Estonia ranks the highest in eastern Europe (27th), followed by the Czech Republic (33rd). Hungry and Poland rank 44th and 48th, respectively. A number of important eastern European economies have seen their 2006–07 standing erode, including the Czech Republic, Hungary, and Poland, indicating a loss of competitiveness in this region. However, the Baltic region has continued to progress competitively. Estonia, Lithuania, and Latvia have all advanced in their GCI rankings, reflecting their growing integration into the western European economy.

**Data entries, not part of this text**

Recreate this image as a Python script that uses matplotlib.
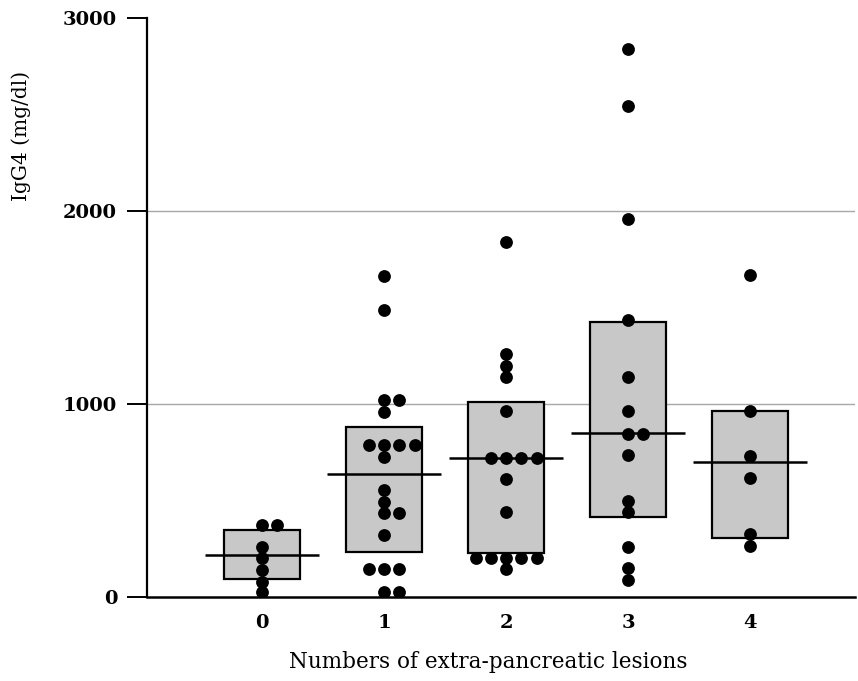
import matplotlib
matplotlib.use("Agg")
import matplotlib.pyplot as plt
from matplotlib.patches import Rectangle
from collections import Counter

# ---- data ----
categories = ["0", "1", "2", "3", "4"]
values_0 = [375, 375, 260, 200, 140, 80, 25]
values_1 = [1663, 1487, 1021, 1021, 959, 788, 788, 788, 788, 727, 554, 494,
            435, 435, 321, 145, 145, 145, 26, 26]
values_2 = [1841, 1259, 1197, 1140, 964, 720, 720, 720, 720, 611, 440,
            202, 202, 202, 202, 202, 145]
values_3 = [2839, 2544, 1959, 1435, 1140, 964, 845, 845, 736, 497, 441,
            259, 150, 88]
values_4 = [1668, 964, 731, 617, 326, 264]
box_low = [93, 233, 228, 415, 306]
box_high = [347, 881, 1010, 1425, 964]
medians = [218, 637, 720, 850, 699]
yticks = [0, 1000, 2000, 3000]
gridlines = [1000, 2000]

groups = [values_0, values_1, values_2, values_3, values_4]

fig = plt.figure(figsize=(8.58, 6.81), dpi=100)
ax = fig.add_axes([147/858, 1-597/681, (855-147)/858, (597-18)/681])

box_w = 0.625
med_w = 0.93
step = 0.125

for y in gridlines:
    ax.axhline(y, color="#a8a8a8", lw=1.0, zorder=1)

for i, vals in enumerate(groups):
    ax.add_patch(Rectangle((i - box_w/2, box_low[i]), box_w, box_high[i]-box_low[i],
                           facecolor="#c8c8c8", edgecolor="black", lw=1.6, zorder=2))
    ax.plot([i - med_w/2, i + med_w/2], [medians[i], medians[i]], color="black",
            lw=1.8, zorder=3, solid_capstyle="butt")
    counts = Counter(vals)
    xs, ys = [], []
    for v, n in counts.items():
        for k in range(n):
            xs.append(i + (k - (n-1)//2) * step)
            ys.append(v)
    ax.scatter(xs, ys, s=85, color="black", zorder=4, linewidths=0)

ax.set_xlim(-0.943, 4.86)
ax.set_ylim(0, 3000)
ax.set_xticks(range(len(categories)))
ax.set_xticklabels(categories, family="DejaVu Serif", fontsize=14, fontweight="bold")
ax.set_yticks(yticks)
ax.set_yticklabels([str(t) for t in yticks], family="DejaVu Serif",
                   fontsize=14, fontweight="bold")
ax.tick_params(axis="x", length=0, pad=12)
ax.tick_params(axis="y", length=14.5, width=1.4, pad=7, direction="out")

for s in ["top", "right"]:
    ax.spines[s].set_visible(False)
ax.spines["left"].set_linewidth(1.6)
ax.spines["bottom"].set_linewidth(1.8)

ax.set_xlabel("Numbers of extra-pancreatic lesions", family="DejaVu Serif", fontsize=15.5)
ax.xaxis.set_label_coords((488-147)/708, -(662-597)/579)
ax.xaxis.label.set_va("center")
ax.set_ylabel("IgG4 (mg/dl)", family="DejaVu Serif", fontsize=14.5)
ax.yaxis.set_label_coords((21-147)/708, (597-136)/579)
ax.yaxis.label.set_va("center")

fig.savefig("out.png", dpi=100)
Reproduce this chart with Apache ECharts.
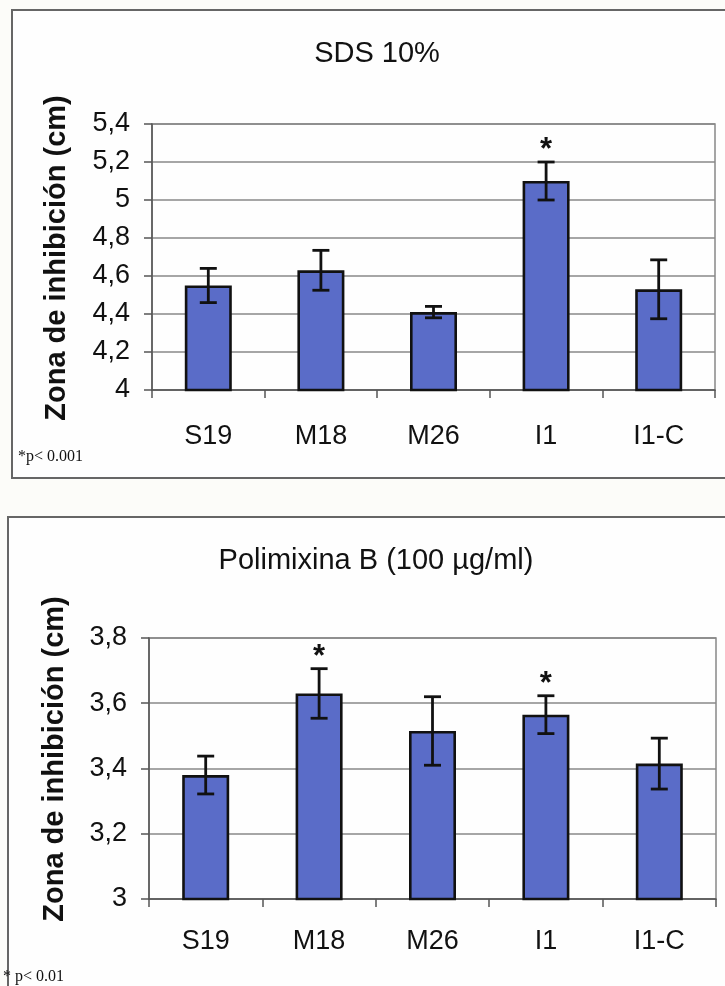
<!DOCTYPE html>
<html>
<head>
<meta charset="utf-8">
<script src="https://cdn.jsdelivr.net/npm/echarts@6/dist/echarts.min.js"></script>
<style>
html,body{margin:0;padding:0;background:#fcfcf9;}
#c{width:725px;height:986px;}
</style>
</head>
<body>
<div id="c"></div>
<script>
// ---- data ----
const categories = ['S19', 'M18', 'M26', 'I1', 'I1-C'];
const sdsMeans = [4.55, 4.63, 4.41, 5.10, 4.53];
const sdsErr = [0.09, 0.105, 0.03, 0.10, 0.155];
const sdsSig = [0, 0, 0, 1, 0];
const polyMeans = [3.38, 3.63, 3.515, 3.565, 3.415];
const polyErr = [0.058, 0.076, 0.105, 0.058, 0.078];
const polySig = [0, 1, 0, 1, 0];
const sdsTicks = { min: 4, max: 5.4, interval: 0.2 };
const polyTicks = { min: 3, max: 3.8, interval: 0.2 };
const titles = ['SDS 10%', 'Polimixina B (100 \u00b5g/ml)'];
const yName = 'Zona de inhibici\u00f3n (cm)';
const notes = ['*p< 0.001', '* p< 0.01'];

const BAR = '#5a6cc8';
const FONT = 'Liberation Sans, Arial, sans-serif';

function fmt(v) { return String(+v.toFixed(1)).replace('.', ','); }

function errData(means, errs, sig) {
  return means.map((m, i) => [i, m - errs[i], m + errs[i], sig[i]]);
}

function renderErr(params, api) {
  const x = api.value(0);
  const lo = api.coord([x, api.value(1)]);
  const hi = api.coord([x, api.value(2)]);
  const cap = 8.5;
  const style = { stroke: '#111', lineWidth: 2.8 };
  const children = [
    { type: 'line', shape: { x1: lo[0], y1: lo[1], x2: hi[0], y2: hi[1] }, style },
    { type: 'line', shape: { x1: lo[0] - cap, y1: lo[1], x2: lo[0] + cap, y2: lo[1] }, style },
    { type: 'line', shape: { x1: hi[0] - cap, y1: hi[1], x2: hi[0] + cap, y2: hi[1] }, style }
  ];
  if (api.value(3)) {
    children.push({
      type: 'text',
      style: { text: '*', x: hi[0], y: hi[1] + 4, align: 'center', verticalAlign: 'bottom',
               font: 'bold 31px ' + FONT, fill: '#111' }
    });
  }
  return { type: 'group', children };
}

const chart = echarts.init(document.getElementById('c'), null, { renderer: 'canvas' });

function yAxis(idx, t) {
  return {
    type: 'value', gridIndex: idx, min: t.min, max: t.max, interval: t.interval,
    axisLine: { show: true, lineStyle: { color: '#555', width: 1.5 } },
    axisTick: { show: true, length: 8, lineStyle: { color: '#555', width: 1.5 } },
    axisLabel: { fontFamily: FONT, fontSize: 27, color: '#111', margin: 22, formatter: fmt },
    splitLine: { show: true, lineStyle: { color: '#888', width: 1.5 } }
  };
}
function xAxis(idx, margin) {
  return {
    type: 'category', gridIndex: idx, data: categories,
    axisLine: { show: true, lineStyle: { color: '#555', width: 1.5 } },
    axisTick: { show: true, length: 8, alignWithLabel: false, lineStyle: { color: '#555', width: 1.5 } },
    axisLabel: { fontFamily: FONT, fontSize: 27, color: '#111', margin: margin }
  };
}
function nameText(x, y) {
  return { type: 'text', x: x, y: y, rotation: Math.PI / 2,
    style: { text: yName, font: 'bold 29px ' + FONT, fill: '#111', align: 'center', verticalAlign: 'middle' } };
}

chart.setOption({
  animation: false,
  backgroundColor: '#fcfcf9',
  title: [
    { text: titles[0], left: 372, top: 34, textAlign: 'center',
      textStyle: { fontFamily: FONT, fontSize: 29, fontWeight: 'normal', color: '#111' } },
    { text: titles[1], left: 371, top: 541, textAlign: 'center',
      textStyle: { fontFamily: FONT, fontSize: 29, fontWeight: 'normal', color: '#111' } }
  ],
  graphic: [
    { type: 'rect', shape: { x: 12, y: 10, width: 740, height: 468 }, z: -1,
      style: { fill: '#fefefe', stroke: '#666', lineWidth: 2 } },
    { type: 'rect', shape: { x: 8, y: 517, width: 740, height: 500 }, z: -1,
      style: { fill: '#fefefe', stroke: '#666', lineWidth: 2 } },
    nameText(57, 258),
    nameText(55, 759),
    { type: 'text', left: 18, top: 449, style: { text: notes[0], font: '16px Liberation Serif, Times New Roman, serif', fill: '#111' } },
    { type: 'text', left: 3, top: 969, style: { text: notes[1], font: '16px Liberation Serif, Times New Roman, serif', fill: '#111' } }
  ],
  grid: [
    { left: 152, right: 10, top: 124, height: 266, show: true, borderColor: '#888', borderWidth: 1.5, backgroundColor: 'transparent' },
    { left: 149, right: 9, top: 638, height: 261, show: true, borderColor: '#888', borderWidth: 1.5, backgroundColor: 'transparent' }
  ],
  xAxis: [xAxis(0, 33), xAxis(1, 29)],
  yAxis: [yAxis(0, sdsTicks), yAxis(1, polyTicks)],
  series: [
    { type: 'bar', xAxisIndex: 0, yAxisIndex: 0, data: sdsMeans, barWidth: 47,
      itemStyle: { color: BAR, borderColor: '#111', borderWidth: 2.6 } },
    { type: 'custom', xAxisIndex: 0, yAxisIndex: 0, renderItem: renderErr,
      data: errData(sdsMeans, sdsErr, sdsSig), z: 5 },
    { type: 'bar', xAxisIndex: 1, yAxisIndex: 1, data: polyMeans, barWidth: 47,
      itemStyle: { color: BAR, borderColor: '#111', borderWidth: 2.6 } },
    { type: 'custom', xAxisIndex: 1, yAxisIndex: 1, renderItem: renderErr,
      data: errData(polyMeans, polyErr, polySig), z: 5 }
  ]
});
</script>
</body>
</html>
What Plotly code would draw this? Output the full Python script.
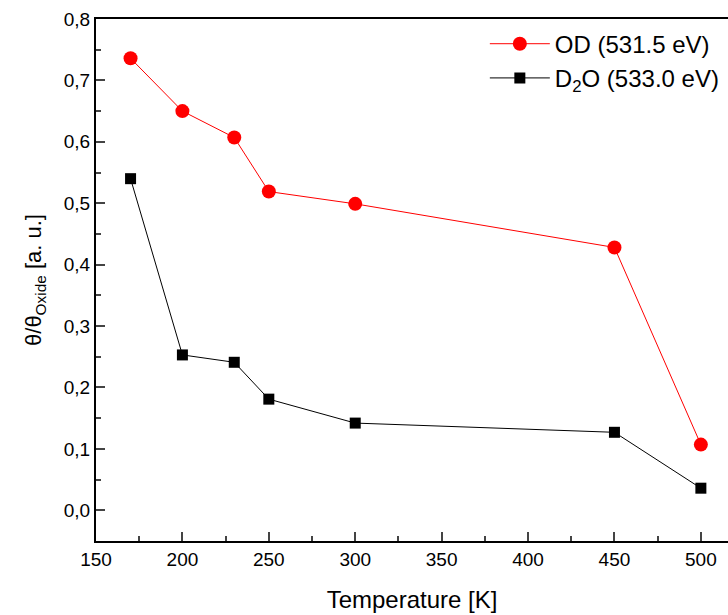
import plotly.graph_objects as go

temps = [170, 200, 230, 250, 300, 450, 500]
od_vals = [0.736, 0.650, 0.607, 0.519, 0.499, 0.428, 0.107]
d2o_vals = [0.540, 0.253, 0.241, 0.181, 0.142, 0.127, 0.036]

fig = go.Figure()
fig.add_trace(go.Scatter(x=temps, y=od_vals, mode="lines+markers", name="OD (531.5 eV)",
                         line=dict(color="#ff0000", width=1),
                         marker=dict(symbol="circle", size=14, color="#ff0000")))
fig.add_trace(go.Scatter(x=temps, y=d2o_vals, mode="lines+markers", name="D<sub>2</sub>O (533.0 eV)",
                         line=dict(color="#000000", width=1),
                         marker=dict(symbol="square", size=11, color="#000000")))

font = "Liberation Sans, Arial, sans-serif"
fig.update_layout(
    width=728, height=615,
    margin=dict(l=96, r=0, t=19, b=74),
    paper_bgcolor="white", plot_bgcolor="white",
    separators=",.",
    font=dict(family=font, color="black", size=19),
    showlegend=True,
    legend=dict(x=0.995, y=0.995, xanchor="right", yanchor="top",
                bgcolor="rgba(0,0,0,0)", font=dict(size=24, family=font),
                itemwidth=60, tracegroupgap=0),
    xaxis=dict(range=[150, 515.7], tick0=150, dtick=50, ticks="inside", ticklen=9,
               tickwidth=2, showline=True, linewidth=2, linecolor="black", mirror=True,
               showgrid=False, zeroline=False,
               minor=dict(ticks="inside", ticklen=5, tickwidth=2, dtick=25, tick0=150, showgrid=False),
               title=dict(text="Temperature [K]", font=dict(size=24), standoff=22),
               tickfont=dict(size=19)),
    yaxis=dict(range=[-0.05, 0.8], tick0=0, dtick=0.1, tickformat=".1f", ticks="inside",
               ticklen=9, tickwidth=2, showline=True, linewidth=2, linecolor="black",
               showgrid=False, zeroline=False,
               minor=dict(ticks="inside", ticklen=5, tickwidth=2, dtick=0.05, tick0=0, showgrid=False),
               title=dict(text="θ/θ<sub>Oxide</sub> [a. u.]", font=dict(size=22), standoff=16),
               tickfont=dict(size=19)),
)

fig.write_html("out.html")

Within Latin America, Chile (26th) ranks the highest. The rest of Latin America trails far behind and, for the most part, in the bottom half of all countries in competitiveness. The highest ranking Latin American countries in terms of competitiveness after Chile are Mexico (52nd), Costa Rica (63rd), El Salvador (67th), Colombia (69th), Brazil (72nd), and Uruguay (75th). Venezuela’s competitiveness slipped from 85th in 2006–07 to 90th in 2007–08, testifying to that country’s continuing and deep-seated economic and political problems. Within Asia, China (34th) and India (45th) continue to lead the way among large developing economies. However, both countries slipped competitively from their 2006–07 rankings. Indonesia at 54th place also remains formidable as a competitive force in the region. Several countries in the Middle East and North Africa are in the upper half of the rankings. Israel (17th) remains the dominant competitive economy in the region. The remaining countries, while ranking far lower than Israel, still reside comfortably in the top third of all GCI countries, including Kuwait (30th), Qatar (31st), Tunisia (32nd), Saudi Arabia (35th), and the United Arab Emirates (37th). In sub-Saharan Africa, only South Africa and Mauritius stand in the top half of the rankings, with several countries from the region positioned at the very bottom of the GCI, reflecting the persistent economic troubles and political and social dislocations that hinder the region’s global competitiveness.

Bibliography:

  1. Robert Albritton, Political Economy and Global Capitalism: The 21st Century, Present and Future (Anthem Press, 2007);
  2. European Commission, European Competitiveness Report: Staff Working Document (Office for Official Publications of the European Communities, 2002);
  3. Sanford L. Moskowitz, The Advanced Materials Revolution: Technology and Economic Growth in the Age of Globalization (John Wiley & Sons, 2009);
  4. Michael Porter, The Competitive Advantage of Nations (Free Press, 1991);
  5. Brian Snowdon, Globalisation, Development and Transition: Conversations with Eminent Economists (Edward Elgar, 2007);
  6. Richard H. K. Vietor, How Countries Compete: Strategy, Structure, and Government in the Global Economy (Harvard Business School Press, 2007).